The expression $\sqrt{c}||(-x)\oplus_c y||_2$ represents the geodesic length between $x$ and $y$.
Now what would be its derivative w.r.t. $c$? The change in geodesic length between $x$ and $y$ depending on the curvature $c$, right?
Is that expressible in some way in the gyrovector notation?

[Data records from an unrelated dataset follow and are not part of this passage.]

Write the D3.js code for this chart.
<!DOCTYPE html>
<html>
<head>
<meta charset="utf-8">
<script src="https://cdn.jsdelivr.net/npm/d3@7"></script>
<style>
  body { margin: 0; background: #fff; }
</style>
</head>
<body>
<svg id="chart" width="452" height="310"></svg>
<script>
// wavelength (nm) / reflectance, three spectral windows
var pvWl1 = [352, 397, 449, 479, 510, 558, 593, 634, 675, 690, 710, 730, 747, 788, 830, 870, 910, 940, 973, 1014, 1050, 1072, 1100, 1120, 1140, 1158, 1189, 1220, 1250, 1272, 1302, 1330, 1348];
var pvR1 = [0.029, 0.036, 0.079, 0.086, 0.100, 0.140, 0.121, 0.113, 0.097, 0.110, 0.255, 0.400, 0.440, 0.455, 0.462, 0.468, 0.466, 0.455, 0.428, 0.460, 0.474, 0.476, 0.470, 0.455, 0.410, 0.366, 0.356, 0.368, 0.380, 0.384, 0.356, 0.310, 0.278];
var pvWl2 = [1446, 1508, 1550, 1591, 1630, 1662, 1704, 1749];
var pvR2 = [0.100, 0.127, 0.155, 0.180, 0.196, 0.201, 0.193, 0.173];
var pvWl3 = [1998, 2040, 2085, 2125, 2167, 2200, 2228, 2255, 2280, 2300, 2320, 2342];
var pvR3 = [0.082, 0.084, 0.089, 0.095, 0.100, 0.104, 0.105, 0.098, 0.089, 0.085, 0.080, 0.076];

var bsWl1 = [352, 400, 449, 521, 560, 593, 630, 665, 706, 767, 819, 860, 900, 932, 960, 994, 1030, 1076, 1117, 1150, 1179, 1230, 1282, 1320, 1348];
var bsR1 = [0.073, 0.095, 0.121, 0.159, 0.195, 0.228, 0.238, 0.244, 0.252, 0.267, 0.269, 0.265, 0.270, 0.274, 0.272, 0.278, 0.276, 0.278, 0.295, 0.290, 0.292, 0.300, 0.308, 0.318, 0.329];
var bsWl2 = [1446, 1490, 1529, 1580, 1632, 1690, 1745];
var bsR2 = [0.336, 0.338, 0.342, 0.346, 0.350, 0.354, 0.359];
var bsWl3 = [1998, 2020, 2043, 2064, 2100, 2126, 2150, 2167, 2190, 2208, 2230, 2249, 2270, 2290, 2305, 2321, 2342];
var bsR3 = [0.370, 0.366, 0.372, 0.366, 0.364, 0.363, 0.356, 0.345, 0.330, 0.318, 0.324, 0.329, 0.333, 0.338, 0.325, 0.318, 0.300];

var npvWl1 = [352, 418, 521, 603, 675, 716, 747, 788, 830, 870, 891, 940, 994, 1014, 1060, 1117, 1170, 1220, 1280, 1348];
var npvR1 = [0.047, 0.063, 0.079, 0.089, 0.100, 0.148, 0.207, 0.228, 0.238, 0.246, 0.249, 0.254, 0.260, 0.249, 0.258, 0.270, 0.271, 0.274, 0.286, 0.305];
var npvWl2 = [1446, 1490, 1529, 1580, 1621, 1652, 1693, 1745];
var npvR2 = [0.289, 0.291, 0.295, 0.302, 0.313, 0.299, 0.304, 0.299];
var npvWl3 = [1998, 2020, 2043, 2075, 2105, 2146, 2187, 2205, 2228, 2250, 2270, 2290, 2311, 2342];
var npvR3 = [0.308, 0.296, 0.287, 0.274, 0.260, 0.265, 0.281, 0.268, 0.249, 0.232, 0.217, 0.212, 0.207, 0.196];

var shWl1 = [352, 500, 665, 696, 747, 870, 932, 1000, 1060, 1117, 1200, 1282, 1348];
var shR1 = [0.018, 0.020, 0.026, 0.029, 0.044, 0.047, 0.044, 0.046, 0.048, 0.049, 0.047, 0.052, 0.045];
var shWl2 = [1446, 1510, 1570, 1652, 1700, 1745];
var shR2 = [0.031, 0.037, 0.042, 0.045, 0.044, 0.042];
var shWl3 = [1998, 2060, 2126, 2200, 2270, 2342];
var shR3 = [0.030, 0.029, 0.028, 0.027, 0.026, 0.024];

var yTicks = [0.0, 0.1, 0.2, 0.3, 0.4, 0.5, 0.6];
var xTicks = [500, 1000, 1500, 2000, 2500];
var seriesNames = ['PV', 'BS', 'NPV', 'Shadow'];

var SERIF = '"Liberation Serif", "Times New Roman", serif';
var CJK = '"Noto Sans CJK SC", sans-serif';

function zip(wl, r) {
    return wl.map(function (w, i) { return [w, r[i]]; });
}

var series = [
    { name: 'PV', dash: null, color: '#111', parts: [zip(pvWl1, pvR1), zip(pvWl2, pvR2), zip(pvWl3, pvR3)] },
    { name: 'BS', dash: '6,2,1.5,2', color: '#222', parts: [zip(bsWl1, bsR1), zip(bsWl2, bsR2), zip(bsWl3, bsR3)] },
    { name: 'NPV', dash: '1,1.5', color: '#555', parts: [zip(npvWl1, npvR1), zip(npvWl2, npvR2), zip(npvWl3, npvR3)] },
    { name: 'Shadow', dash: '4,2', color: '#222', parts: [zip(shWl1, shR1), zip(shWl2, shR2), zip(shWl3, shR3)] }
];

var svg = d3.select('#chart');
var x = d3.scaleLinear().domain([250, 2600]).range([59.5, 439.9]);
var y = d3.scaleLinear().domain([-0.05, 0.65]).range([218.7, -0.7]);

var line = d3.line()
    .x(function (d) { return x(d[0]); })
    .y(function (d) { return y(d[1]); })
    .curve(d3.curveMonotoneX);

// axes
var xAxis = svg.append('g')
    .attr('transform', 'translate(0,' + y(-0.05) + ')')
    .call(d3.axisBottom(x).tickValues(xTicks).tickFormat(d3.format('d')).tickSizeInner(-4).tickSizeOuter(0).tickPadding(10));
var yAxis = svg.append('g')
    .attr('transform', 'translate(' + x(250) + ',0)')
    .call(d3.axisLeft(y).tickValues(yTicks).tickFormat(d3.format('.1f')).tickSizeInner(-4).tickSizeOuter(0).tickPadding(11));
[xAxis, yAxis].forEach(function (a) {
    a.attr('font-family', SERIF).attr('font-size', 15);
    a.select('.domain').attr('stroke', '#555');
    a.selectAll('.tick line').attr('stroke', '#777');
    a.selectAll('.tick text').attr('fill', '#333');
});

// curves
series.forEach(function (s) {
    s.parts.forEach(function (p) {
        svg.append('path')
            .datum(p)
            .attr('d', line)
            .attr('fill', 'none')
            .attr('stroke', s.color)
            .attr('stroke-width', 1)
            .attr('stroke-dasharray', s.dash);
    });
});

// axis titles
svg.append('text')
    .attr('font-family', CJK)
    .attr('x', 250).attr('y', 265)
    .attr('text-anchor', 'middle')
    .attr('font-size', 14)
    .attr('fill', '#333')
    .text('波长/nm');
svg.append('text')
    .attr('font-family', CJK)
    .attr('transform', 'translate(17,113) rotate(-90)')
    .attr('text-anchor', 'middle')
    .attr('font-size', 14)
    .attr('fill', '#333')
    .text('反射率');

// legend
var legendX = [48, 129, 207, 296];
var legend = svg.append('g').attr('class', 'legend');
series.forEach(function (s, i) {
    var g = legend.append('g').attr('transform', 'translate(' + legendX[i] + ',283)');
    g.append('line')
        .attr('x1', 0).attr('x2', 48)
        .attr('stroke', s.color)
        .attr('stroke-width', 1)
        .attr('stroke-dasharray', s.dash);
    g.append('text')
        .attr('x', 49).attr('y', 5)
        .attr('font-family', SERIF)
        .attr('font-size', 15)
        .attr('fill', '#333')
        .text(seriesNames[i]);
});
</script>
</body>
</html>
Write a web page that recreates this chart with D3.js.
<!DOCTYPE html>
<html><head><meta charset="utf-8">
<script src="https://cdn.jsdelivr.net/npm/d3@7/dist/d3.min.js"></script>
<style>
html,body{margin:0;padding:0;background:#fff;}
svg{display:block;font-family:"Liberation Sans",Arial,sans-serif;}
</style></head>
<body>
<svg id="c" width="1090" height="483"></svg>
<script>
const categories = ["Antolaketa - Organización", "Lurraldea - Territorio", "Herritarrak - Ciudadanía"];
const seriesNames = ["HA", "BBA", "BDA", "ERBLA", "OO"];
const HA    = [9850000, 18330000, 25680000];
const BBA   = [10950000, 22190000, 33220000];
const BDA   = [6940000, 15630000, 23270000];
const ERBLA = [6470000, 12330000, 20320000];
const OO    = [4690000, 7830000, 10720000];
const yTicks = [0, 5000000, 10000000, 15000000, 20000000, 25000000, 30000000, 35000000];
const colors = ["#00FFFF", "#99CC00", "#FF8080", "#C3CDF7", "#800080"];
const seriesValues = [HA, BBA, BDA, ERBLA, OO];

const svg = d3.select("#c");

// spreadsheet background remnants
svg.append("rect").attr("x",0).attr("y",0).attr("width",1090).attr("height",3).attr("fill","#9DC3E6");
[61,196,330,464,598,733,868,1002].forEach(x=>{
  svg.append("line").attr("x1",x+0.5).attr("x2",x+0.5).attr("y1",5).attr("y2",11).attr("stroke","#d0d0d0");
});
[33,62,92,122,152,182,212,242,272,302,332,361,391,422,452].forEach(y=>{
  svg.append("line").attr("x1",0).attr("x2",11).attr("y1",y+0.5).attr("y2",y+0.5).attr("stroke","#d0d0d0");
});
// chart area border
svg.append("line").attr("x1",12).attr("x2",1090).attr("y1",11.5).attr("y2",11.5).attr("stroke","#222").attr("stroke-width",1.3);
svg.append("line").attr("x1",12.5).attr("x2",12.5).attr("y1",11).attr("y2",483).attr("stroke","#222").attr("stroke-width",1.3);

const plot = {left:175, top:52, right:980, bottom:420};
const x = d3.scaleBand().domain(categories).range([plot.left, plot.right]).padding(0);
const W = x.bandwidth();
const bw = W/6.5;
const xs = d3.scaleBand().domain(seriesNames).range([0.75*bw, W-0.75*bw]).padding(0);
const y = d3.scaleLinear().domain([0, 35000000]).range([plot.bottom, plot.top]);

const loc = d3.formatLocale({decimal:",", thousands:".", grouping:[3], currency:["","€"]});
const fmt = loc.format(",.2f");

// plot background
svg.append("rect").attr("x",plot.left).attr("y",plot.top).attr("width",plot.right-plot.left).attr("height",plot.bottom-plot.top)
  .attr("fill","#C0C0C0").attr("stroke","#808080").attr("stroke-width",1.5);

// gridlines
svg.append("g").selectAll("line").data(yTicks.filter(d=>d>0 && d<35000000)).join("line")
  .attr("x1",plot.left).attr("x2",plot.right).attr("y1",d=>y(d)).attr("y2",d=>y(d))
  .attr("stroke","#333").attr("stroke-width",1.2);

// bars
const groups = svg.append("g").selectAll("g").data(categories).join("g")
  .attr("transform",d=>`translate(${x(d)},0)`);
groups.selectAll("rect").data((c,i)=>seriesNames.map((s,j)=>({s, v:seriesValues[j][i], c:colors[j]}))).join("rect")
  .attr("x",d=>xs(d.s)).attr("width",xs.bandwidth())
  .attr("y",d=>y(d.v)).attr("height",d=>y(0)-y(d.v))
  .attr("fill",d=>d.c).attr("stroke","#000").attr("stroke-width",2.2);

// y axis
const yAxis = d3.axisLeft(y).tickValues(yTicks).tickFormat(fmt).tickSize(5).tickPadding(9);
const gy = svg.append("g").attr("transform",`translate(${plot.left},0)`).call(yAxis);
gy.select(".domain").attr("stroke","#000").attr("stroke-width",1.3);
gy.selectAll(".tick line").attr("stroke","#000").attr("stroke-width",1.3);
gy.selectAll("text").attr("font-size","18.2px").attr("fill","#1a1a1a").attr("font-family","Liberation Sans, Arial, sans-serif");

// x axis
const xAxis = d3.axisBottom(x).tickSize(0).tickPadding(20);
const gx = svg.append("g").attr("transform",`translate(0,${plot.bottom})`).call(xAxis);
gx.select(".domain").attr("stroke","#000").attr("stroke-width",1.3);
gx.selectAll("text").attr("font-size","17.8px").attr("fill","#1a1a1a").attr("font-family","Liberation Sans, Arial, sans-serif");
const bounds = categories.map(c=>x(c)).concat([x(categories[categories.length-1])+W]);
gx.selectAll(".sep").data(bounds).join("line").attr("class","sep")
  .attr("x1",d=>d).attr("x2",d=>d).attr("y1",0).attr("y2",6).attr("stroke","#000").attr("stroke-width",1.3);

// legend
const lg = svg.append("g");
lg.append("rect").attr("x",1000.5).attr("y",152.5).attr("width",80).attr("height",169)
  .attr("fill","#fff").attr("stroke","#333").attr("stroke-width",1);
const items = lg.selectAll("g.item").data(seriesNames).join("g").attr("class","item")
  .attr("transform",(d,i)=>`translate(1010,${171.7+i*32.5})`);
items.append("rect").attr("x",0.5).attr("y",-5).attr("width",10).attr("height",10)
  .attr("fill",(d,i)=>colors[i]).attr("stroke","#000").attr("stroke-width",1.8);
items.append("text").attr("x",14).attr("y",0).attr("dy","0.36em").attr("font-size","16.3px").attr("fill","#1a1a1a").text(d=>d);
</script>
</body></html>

 A: Using a slightly modified version of your addition (but equivalent):
$$x \oplus_K y = \frac{(1-2K\langle x, y\rangle - K||y||^2)x + (1+K||x||^2)y}{1-2K\langle x, y \rangle + K^2 ||x||^2 ||y||^2}$$
After doing symbolic differentiation using Mathematica:
$$\frac{\partial}{\partial K} (x \oplus_K y) = \frac{
(2\langle x, y \rangle + ||x||^2 - 2K||x||^2||y||^2-K^2||x||^4||y||^2)}{(1-2K\langle x, y \rangle + K^2 ||x||^2 ||y||^2)^2}y + \frac{(-||y||^2-2K||x||^2||y||^2 + 2K^2 \langle x, y \rangle ||x||^2||y||^2 +K^2||x||^2||y||^4)}{(1-2K\langle x, y \rangle + K^2 ||x||^2 ||y||^2)^2}x.$$
Unfortunately, I don't really see a way to simplify it much.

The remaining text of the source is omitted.